>> BEGIN Provided material

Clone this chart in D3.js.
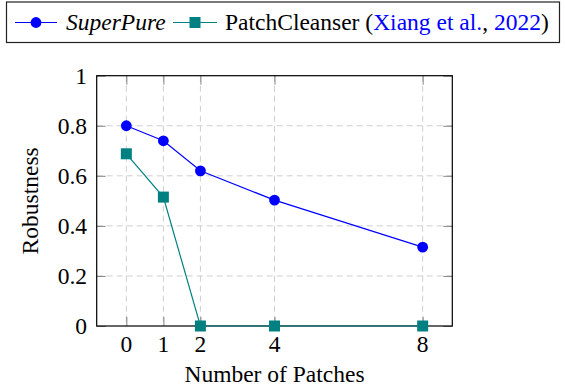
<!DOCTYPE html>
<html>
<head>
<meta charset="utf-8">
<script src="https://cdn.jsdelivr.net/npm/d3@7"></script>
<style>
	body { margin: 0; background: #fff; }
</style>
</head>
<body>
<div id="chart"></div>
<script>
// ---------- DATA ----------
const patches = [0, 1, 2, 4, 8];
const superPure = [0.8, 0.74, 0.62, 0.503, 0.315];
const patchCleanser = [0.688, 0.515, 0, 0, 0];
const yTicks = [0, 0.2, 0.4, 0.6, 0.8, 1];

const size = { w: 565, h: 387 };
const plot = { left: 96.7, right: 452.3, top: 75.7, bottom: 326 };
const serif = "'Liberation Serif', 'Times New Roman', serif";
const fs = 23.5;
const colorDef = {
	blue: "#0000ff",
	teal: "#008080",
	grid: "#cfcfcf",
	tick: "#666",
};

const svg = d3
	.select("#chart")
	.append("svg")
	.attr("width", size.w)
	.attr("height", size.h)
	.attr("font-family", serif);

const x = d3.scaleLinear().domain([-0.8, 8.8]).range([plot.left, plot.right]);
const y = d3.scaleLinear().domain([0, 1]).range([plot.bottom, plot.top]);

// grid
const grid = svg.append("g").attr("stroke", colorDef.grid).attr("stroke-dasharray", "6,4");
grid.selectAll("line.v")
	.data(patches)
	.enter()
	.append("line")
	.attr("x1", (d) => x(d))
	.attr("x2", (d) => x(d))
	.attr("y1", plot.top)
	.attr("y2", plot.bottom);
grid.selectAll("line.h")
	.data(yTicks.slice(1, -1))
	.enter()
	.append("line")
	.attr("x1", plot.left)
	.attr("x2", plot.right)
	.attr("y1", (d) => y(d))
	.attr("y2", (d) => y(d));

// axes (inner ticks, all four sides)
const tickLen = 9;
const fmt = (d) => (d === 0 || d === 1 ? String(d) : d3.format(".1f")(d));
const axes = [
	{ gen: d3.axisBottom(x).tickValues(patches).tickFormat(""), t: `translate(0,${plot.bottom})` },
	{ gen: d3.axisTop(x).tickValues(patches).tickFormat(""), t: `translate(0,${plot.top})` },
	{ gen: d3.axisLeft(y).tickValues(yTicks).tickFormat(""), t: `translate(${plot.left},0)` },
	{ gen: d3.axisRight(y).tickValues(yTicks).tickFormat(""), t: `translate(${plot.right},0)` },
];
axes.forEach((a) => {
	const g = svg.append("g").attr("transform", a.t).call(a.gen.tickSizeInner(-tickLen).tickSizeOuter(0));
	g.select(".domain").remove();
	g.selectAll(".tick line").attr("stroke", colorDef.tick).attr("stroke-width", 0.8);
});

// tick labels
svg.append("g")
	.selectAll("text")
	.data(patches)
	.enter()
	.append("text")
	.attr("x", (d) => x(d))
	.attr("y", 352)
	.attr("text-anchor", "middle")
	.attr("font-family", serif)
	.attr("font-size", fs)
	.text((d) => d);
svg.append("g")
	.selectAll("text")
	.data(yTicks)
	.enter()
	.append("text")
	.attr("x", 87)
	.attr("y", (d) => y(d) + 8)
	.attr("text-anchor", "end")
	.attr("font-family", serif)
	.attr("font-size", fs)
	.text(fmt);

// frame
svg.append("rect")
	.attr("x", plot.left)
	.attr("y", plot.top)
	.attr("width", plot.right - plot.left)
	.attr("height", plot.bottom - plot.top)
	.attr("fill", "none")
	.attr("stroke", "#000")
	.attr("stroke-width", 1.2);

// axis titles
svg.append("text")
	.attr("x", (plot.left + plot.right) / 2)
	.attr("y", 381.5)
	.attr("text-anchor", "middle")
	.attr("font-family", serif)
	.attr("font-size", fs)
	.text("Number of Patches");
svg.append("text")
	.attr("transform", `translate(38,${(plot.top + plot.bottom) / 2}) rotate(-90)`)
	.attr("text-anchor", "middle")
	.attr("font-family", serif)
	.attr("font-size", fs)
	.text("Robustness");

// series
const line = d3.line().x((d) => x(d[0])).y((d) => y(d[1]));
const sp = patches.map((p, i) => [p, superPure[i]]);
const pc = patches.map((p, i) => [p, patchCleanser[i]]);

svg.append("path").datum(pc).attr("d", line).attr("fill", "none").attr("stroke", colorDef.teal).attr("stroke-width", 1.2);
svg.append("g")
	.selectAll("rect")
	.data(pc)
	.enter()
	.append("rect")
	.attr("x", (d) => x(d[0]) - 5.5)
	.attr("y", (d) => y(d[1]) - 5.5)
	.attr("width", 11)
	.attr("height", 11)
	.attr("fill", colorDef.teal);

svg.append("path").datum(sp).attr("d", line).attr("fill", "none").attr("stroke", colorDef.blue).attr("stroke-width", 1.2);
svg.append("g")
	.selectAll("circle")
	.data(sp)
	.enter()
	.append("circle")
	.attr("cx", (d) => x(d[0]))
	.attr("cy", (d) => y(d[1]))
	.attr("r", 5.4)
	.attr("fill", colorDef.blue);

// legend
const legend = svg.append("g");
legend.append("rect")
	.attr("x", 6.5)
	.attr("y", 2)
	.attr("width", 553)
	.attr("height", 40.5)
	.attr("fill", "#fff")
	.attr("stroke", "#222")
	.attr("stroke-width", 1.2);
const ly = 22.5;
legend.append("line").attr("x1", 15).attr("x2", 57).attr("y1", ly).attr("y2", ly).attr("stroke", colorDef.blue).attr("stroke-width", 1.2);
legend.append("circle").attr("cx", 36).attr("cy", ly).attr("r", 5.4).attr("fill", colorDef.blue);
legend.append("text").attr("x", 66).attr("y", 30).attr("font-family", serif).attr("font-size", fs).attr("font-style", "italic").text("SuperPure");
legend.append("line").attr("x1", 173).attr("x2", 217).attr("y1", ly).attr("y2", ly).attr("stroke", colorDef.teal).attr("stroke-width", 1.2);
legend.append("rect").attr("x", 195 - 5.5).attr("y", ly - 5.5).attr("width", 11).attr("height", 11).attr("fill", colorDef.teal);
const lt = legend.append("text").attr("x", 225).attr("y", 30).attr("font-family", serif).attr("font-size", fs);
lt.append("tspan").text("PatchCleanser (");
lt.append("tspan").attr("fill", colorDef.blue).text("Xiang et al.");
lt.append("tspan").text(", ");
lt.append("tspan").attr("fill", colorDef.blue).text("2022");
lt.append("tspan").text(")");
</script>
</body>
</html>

>> END Provided material

Short exercise: Copy the material above in full and exactly, skipping pictures.

Exercise output:
Clone this chart in D3.js.
<!DOCTYPE html>
<html>
<head>
<meta charset="utf-8">
<script src="https://cdn.jsdelivr.net/npm/d3@7"></script>
<style>
	body { margin: 0; background: #fff; }
</style>
</head>
<body>
<div id="chart"></div>
<script>
// ---------- DATA ----------
const patches = [0, 1, 2, 4, 8];
const superPure = [0.8, 0.74, 0.62, 0.503, 0.315];
const patchCleanser = [0.688, 0.515, 0, 0, 0];
const yTicks = [0, 0.2, 0.4, 0.6, 0.8, 1];

const size = { w: 565, h: 387 };
const plot = { left: 96.7, right: 452.3, top: 75.7, bottom: 326 };
const serif = "'Liberation Serif', 'Times New Roman', serif";
const fs = 23.5;
const colorDef = {
	blue: "#0000ff",
	teal: "#008080",
	grid: "#cfcfcf",
	tick: "#666",
};

const svg = d3
	.select("#chart")
	.append("svg")
	.attr("width", size.w)
	.attr("height", size.h)
	.attr("font-family", serif);

const x = d3.scaleLinear().domain([-0.8, 8.8]).range([plot.left, plot.right]);
const y = d3.scaleLinear().domain([0, 1]).range([plot.bottom, plot.top]);

// grid
const grid = svg.append("g").attr("stroke", colorDef.grid).attr("stroke-dasharray", "6,4");
grid.selectAll("line.v")
	.data(patches)
	.enter()
	.append("line")
	.attr("x1", (d) => x(d))
	.attr("x2", (d) => x(d))
	.attr("y1", plot.top)
	.attr("y2", plot.bottom);
grid.selectAll("line.h")
	.data(yTicks.slice(1, -1))
	.enter()
	.append("line")
	.attr("x1", plot.left)
	.attr("x2", plot.right)
	.attr("y1", (d) => y(d))
	.attr("y2", (d) => y(d));

// axes (inner ticks, all four sides)
const tickLen = 9;
const fmt = (d) => (d === 0 || d === 1 ? String(d) : d3.format(".1f")(d));
const axes = [
	{ gen: d3.axisBottom(x).tickValues(patches).tickFormat(""), t: `translate(0,${plot.bottom})` },
	{ gen: d3.axisTop(x).tickValues(patches).tickFormat(""), t: `translate(0,${plot.top})` },
	{ gen: d3.axisLeft(y).tickValues(yTicks).tickFormat(""), t: `translate(${plot.left},0)` },
	{ gen: d3.axisRight(y).tickValues(yTicks).tickFormat(""), t: `translate(${plot.right},0)` },
];
axes.forEach((a) => {
	const g = svg.append("g").attr("transform", a.t).call(a.gen.tickSizeInner(-tickLen).tickSizeOuter(0));
	g.select(".domain").remove();
	g.selectAll(".tick line").attr("stroke", colorDef.tick).attr("stroke-width", 0.8);
});

// tick labels
svg.append("g")
	.selectAll("text")
	.data(patches)
	.enter()
	.append("text")
	.attr("x", (d) => x(d))
	.attr("y", 352)
	.attr("text-anchor", "middle")
	.attr("font-family", serif)
	.attr("font-size", fs)
	.text((d) => d);
svg.append("g")
	.selectAll("text")
	.data(yTicks)
	.enter()
	.append("text")
	.attr("x", 87)
	.attr("y", (d) => y(d) + 8)
	.attr("text-anchor", "end")
	.attr("font-family", serif)
	.attr("font-size", fs)
	.text(fmt);

// frame
svg.append("rect")
	.attr("x", plot.left)
	.attr("y", plot.top)
	.attr("width", plot.right - plot.left)
	.attr("height", plot.bottom - plot.top)
	.attr("fill", "none")
	.attr("stroke", "#000")
	.attr("stroke-width", 1.2);

// axis titles
svg.append("text")
	.attr("x", (plot.left + plot.right) / 2)
	.attr("y", 381.5)
	.attr("text-anchor", "middle")
	.attr("font-family", serif)
	.attr("font-size", fs)
	.text("Number of Patches");
svg.append("text")
	.attr("transform", `translate(38,${(plot.top + plot.bottom) / 2}) rotate(-90)`)
	.attr("text-anchor", "middle")
	.attr("font-family", serif)
	.attr("font-size", fs)
	.text("Robustness");

// series
const line = d3.line().x((d) => x(d[0])).y((d) => y(d[1]));
const sp = patches.map((p, i) => [p, superPure[i]]);
const pc = patches.map((p, i) => [p, patchCleanser[i]]);

svg.append("path").datum(pc).attr("d", line).attr("fill", "none").attr("stroke", colorDef.teal).attr("stroke-width", 1.2);
svg.append("g")
	.selectAll("rect")
	.data(pc)
	.enter()
	.append("rect")
	.attr("x", (d) => x(d[0]) - 5.5)
	.attr("y", (d) => y(d[1]) - 5.5)
	.attr("width", 11)
	.attr("height", 11)
	.attr("fill", colorDef.teal);

svg.append("path").datum(sp).attr("d", line).attr("fill", "none").attr("stroke", colorDef.blue).attr("stroke-width", 1.2);
svg.append("g")
	.selectAll("circle")
	.data(sp)
	.enter()
	.append("circle")
	.attr("cx", (d) => x(d[0]))
	.attr("cy", (d) => y(d[1]))
	.attr("r", 5.4)
	.attr("fill", colorDef.blue);

// legend
const legend = svg.append("g");
legend.append("rect")
	.attr("x", 6.5)
	.attr("y", 2)
	.attr("width", 553)
	.attr("height", 40.5)
	.attr("fill", "#fff")
	.attr("stroke", "#222")
	.attr("stroke-width", 1.2);
const ly = 22.5;
legend.append("line").attr("x1", 15).attr("x2", 57).attr("y1", ly).attr("y2", ly).attr("stroke", colorDef.blue).attr("stroke-width", 1.2);
legend.append("circle").attr("cx", 36).attr("cy", ly).attr("r", 5.4).attr("fill", colorDef.blue);
legend.append("text").attr("x", 66).attr("y", 30).attr("font-family", serif).attr("font-size", fs).attr("font-style", "italic").text("SuperPure");
legend.append("line").attr("x1", 173).attr("x2", 217).attr("y1", ly).attr("y2", ly).attr("stroke", colorDef.teal).attr("stroke-width", 1.2);
legend.append("rect").attr("x", 195 - 5.5).attr("y", ly - 5.5).attr("width", 11).attr("height", 11).attr("fill", colorDef.teal);
const lt = legend.append("text").attr("x", 225).attr("y", 30).attr("font-family", serif).attr("font-size", fs);
lt.append("tspan").text("PatchCleanser (");
lt.append("tspan").attr("fill", colorDef.blue).text("Xiang et al.");
lt.append("tspan").text(", ");
lt.append("tspan").attr("fill", colorDef.blue).text("2022");
lt.append("tspan").text(")");
</script>
</body>
</html>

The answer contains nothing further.